* Brief: Please transcribe the listing below in full and word for word, without its pictures.

--

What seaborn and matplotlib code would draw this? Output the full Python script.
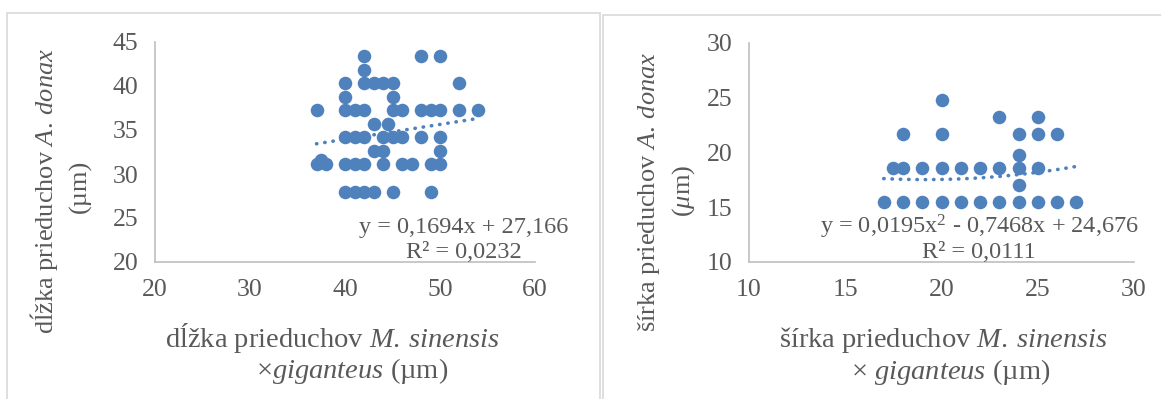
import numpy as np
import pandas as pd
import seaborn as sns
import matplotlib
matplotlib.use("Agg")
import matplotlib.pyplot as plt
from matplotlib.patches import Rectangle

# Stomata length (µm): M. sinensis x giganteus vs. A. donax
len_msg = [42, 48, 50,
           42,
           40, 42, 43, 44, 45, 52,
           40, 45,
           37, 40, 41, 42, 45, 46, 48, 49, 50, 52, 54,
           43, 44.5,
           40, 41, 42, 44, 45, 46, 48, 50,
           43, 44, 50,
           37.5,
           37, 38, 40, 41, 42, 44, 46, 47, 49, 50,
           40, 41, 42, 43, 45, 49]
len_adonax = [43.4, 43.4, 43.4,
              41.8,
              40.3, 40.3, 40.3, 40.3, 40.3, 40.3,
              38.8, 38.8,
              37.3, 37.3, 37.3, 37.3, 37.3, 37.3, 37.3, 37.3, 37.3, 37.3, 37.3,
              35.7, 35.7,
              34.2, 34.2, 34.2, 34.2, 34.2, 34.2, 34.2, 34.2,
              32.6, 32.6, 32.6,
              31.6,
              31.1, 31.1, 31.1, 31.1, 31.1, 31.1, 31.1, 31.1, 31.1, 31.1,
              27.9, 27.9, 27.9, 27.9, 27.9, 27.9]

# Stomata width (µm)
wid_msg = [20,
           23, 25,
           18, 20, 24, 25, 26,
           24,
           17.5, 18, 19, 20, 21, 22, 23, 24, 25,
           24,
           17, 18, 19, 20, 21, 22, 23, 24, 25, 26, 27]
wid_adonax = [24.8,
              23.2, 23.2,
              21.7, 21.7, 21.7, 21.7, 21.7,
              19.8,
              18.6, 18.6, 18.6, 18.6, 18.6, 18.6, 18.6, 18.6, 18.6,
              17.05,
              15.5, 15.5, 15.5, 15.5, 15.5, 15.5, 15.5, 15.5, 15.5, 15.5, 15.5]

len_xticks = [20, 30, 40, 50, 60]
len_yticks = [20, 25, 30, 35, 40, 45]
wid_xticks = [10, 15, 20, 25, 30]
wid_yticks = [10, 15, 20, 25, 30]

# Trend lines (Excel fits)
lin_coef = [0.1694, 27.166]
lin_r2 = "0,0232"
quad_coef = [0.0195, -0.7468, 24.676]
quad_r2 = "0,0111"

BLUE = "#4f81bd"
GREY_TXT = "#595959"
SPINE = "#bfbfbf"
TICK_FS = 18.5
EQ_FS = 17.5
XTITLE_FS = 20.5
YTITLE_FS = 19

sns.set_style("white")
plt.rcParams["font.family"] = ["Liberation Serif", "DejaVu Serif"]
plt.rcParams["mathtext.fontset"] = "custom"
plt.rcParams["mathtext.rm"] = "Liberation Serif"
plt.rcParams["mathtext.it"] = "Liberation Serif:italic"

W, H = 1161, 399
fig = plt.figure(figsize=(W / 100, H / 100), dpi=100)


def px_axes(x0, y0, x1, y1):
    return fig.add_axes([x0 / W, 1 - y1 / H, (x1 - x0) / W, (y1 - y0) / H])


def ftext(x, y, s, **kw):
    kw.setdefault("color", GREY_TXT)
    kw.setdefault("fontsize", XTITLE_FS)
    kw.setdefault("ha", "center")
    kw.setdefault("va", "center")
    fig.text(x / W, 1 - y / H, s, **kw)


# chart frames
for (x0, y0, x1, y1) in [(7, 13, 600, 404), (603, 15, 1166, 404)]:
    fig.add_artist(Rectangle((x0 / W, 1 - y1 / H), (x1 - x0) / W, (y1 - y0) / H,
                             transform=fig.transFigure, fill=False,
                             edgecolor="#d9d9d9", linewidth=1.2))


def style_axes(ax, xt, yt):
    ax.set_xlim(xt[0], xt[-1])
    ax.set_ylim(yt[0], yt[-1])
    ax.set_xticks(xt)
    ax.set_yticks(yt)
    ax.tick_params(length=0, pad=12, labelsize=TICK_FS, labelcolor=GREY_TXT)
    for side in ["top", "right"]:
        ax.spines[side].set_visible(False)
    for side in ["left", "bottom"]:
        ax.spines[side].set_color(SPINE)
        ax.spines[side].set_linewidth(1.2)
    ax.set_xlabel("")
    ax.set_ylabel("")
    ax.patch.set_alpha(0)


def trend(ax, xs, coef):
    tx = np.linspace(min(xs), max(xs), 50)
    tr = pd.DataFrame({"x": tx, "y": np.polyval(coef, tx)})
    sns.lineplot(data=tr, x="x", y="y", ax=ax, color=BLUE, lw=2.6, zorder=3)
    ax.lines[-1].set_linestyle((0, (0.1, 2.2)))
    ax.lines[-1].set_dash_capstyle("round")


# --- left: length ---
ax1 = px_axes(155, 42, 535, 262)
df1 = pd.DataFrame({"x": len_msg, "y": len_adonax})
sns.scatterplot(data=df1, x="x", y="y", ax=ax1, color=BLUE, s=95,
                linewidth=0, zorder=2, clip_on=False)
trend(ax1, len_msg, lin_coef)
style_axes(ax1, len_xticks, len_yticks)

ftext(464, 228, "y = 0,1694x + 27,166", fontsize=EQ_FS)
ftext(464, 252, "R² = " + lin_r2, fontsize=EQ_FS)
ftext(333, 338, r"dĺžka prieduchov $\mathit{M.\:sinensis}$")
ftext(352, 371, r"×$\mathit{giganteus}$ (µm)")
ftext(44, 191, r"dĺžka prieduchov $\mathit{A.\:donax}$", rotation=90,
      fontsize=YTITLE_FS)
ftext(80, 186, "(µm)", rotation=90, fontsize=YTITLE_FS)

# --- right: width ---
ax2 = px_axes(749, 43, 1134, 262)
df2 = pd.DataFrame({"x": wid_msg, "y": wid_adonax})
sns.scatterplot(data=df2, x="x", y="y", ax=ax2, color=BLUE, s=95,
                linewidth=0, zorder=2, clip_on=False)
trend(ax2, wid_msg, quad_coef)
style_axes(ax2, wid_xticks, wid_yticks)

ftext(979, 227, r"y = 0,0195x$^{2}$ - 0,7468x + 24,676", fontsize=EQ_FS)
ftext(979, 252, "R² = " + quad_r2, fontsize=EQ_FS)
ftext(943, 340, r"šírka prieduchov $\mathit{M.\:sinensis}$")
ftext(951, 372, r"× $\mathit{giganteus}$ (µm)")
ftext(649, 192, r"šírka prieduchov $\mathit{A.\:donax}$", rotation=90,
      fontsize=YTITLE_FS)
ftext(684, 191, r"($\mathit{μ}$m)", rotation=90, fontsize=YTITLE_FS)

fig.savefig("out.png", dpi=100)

--

* Response to the task:
What seaborn and matplotlib code would draw this? Output the full Python script.
import numpy as np
import pandas as pd
import seaborn as sns
import matplotlib
matplotlib.use("Agg")
import matplotlib.pyplot as plt
from matplotlib.patches import Rectangle

# Stomata length (µm): M. sinensis x giganteus vs. A. donax
len_msg = [42, 48, 50,
           42,
           40, 42, 43, 44, 45, 52,
           40, 45,
           37, 40, 41, 42, 45, 46, 48, 49, 50, 52, 54,
           43, 44.5,
           40, 41, 42, 44, 45, 46, 48, 50,
           43, 44, 50,
           37.5,
           37, 38, 40, 41, 42, 44, 46, 47, 49, 50,
           40, 41, 42, 43, 45, 49]
len_adonax = [43.4, 43.4, 43.4,
              41.8,
              40.3, 40.3, 40.3, 40.3, 40.3, 40.3,
              38.8, 38.8,
              37.3, 37.3, 37.3, 37.3, 37.3, 37.3, 37.3, 37.3, 37.3, 37.3, 37.3,
              35.7, 35.7,
              34.2, 34.2, 34.2, 34.2, 34.2, 34.2, 34.2, 34.2,
              32.6, 32.6, 32.6,
              31.6,
              31.1, 31.1, 31.1, 31.1, 31.1, 31.1, 31.1, 31.1, 31.1, 31.1,
              27.9, 27.9, 27.9, 27.9, 27.9, 27.9]

# Stomata width (µm)
wid_msg = [20,
           23, 25,
           18, 20, 24, 25, 26,
           24,
           17.5, 18, 19, 20, 21, 22, 23, 24, 25,
           24,
           17, 18, 19, 20, 21, 22, 23, 24, 25, 26, 27]
wid_adonax = [24.8,
              23.2, 23.2,
              21.7, 21.7, 21.7, 21.7, 21.7,
              19.8,
              18.6, 18.6, 18.6, 18.6, 18.6, 18.6, 18.6, 18.6, 18.6,
              17.05,
              15.5, 15.5, 15.5, 15.5, 15.5, 15.5, 15.5, 15.5, 15.5, 15.5, 15.5]

len_xticks = [20, 30, 40, 50, 60]
len_yticks = [20, 25, 30, 35, 40, 45]
wid_xticks = [10, 15, 20, 25, 30]
wid_yticks = [10, 15, 20, 25, 30]

# Trend lines (Excel fits)
lin_coef = [0.1694, 27.166]
lin_r2 = "0,0232"
quad_coef = [0.0195, -0.7468, 24.676]
quad_r2 = "0,0111"

BLUE = "#4f81bd"
GREY_TXT = "#595959"
SPINE = "#bfbfbf"
TICK_FS = 18.5
EQ_FS = 17.5
XTITLE_FS = 20.5
YTITLE_FS = 19

sns.set_style("white")
plt.rcParams["font.family"] = ["Liberation Serif", "DejaVu Serif"]
plt.rcParams["mathtext.fontset"] = "custom"
plt.rcParams["mathtext.rm"] = "Liberation Serif"
plt.rcParams["mathtext.it"] = "Liberation Serif:italic"

W, H = 1161, 399
fig = plt.figure(figsize=(W / 100, H / 100), dpi=100)


def px_axes(x0, y0, x1, y1):
    return fig.add_axes([x0 / W, 1 - y1 / H, (x1 - x0) / W, (y1 - y0) / H])


def ftext(x, y, s, **kw):
    kw.setdefault("color", GREY_TXT)
    kw.setdefault("fontsize", XTITLE_FS)
    kw.setdefault("ha", "center")
    kw.setdefault("va", "center")
    fig.text(x / W, 1 - y / H, s, **kw)


# chart frames
for (x0, y0, x1, y1) in [(7, 13, 600, 404), (603, 15, 1166, 404)]:
    fig.add_artist(Rectangle((x0 / W, 1 - y1 / H), (x1 - x0) / W, (y1 - y0) / H,
                             transform=fig.transFigure, fill=False,
                             edgecolor="#d9d9d9", linewidth=1.2))


def style_axes(ax, xt, yt):
    ax.set_xlim(xt[0], xt[-1])
    ax.set_ylim(yt[0], yt[-1])
    ax.set_xticks(xt)
    ax.set_yticks(yt)
    ax.tick_params(length=0, pad=12, labelsize=TICK_FS, labelcolor=GREY_TXT)
    for side in ["top", "right"]:
        ax.spines[side].set_visible(False)
    for side in ["left", "bottom"]:
        ax.spines[side].set_color(SPINE)
        ax.spines[side].set_linewidth(1.2)
    ax.set_xlabel("")
    ax.set_ylabel("")
    ax.patch.set_alpha(0)


def trend(ax, xs, coef):
    tx = np.linspace(min(xs), max(xs), 50)
    tr = pd.DataFrame({"x": tx, "y": np.polyval(coef, tx)})
    sns.lineplot(data=tr, x="x", y="y", ax=ax, color=BLUE, lw=2.6, zorder=3)
    ax.lines[-1].set_linestyle((0, (0.1, 2.2)))
    ax.lines[-1].set_dash_capstyle("round")


# --- left: length ---
ax1 = px_axes(155, 42, 535, 262)
df1 = pd.DataFrame({"x": len_msg, "y": len_adonax})
sns.scatterplot(data=df1, x="x", y="y", ax=ax1, color=BLUE, s=95,
                linewidth=0, zorder=2, clip_on=False)
trend(ax1, len_msg, lin_coef)
style_axes(ax1, len_xticks, len_yticks)

ftext(464, 228, "y = 0,1694x + 27,166", fontsize=EQ_FS)
ftext(464, 252, "R² = " + lin_r2, fontsize=EQ_FS)
ftext(333, 338, r"dĺžka prieduchov $\mathit{M.\:sinensis}$")
ftext(352, 371, r"×$\mathit{giganteus}$ (µm)")
ftext(44, 191, r"dĺžka prieduchov $\mathit{A.\:donax}$", rotation=90,
      fontsize=YTITLE_FS)
ftext(80, 186, "(µm)", rotation=90, fontsize=YTITLE_FS)

# --- right: width ---
ax2 = px_axes(749, 43, 1134, 262)
df2 = pd.DataFrame({"x": wid_msg, "y": wid_adonax})
sns.scatterplot(data=df2, x="x", y="y", ax=ax2, color=BLUE, s=95,
                linewidth=0, zorder=2, clip_on=False)
trend(ax2, wid_msg, quad_coef)
style_axes(ax2, wid_xticks, wid_yticks)

ftext(979, 227, r"y = 0,0195x$^{2}$ - 0,7468x + 24,676", fontsize=EQ_FS)
ftext(979, 252, "R² = " + quad_r2, fontsize=EQ_FS)
ftext(943, 340, r"šírka prieduchov $\mathit{M.\:sinensis}$")
ftext(951, 372, r"× $\mathit{giganteus}$ (µm)")
ftext(649, 192, r"šírka prieduchov $\mathit{A.\:donax}$", rotation=90,
      fontsize=YTITLE_FS)
ftext(684, 191, r"($\mathit{μ}$m)", rotation=90, fontsize=YTITLE_FS)

fig.savefig("out.png", dpi=100)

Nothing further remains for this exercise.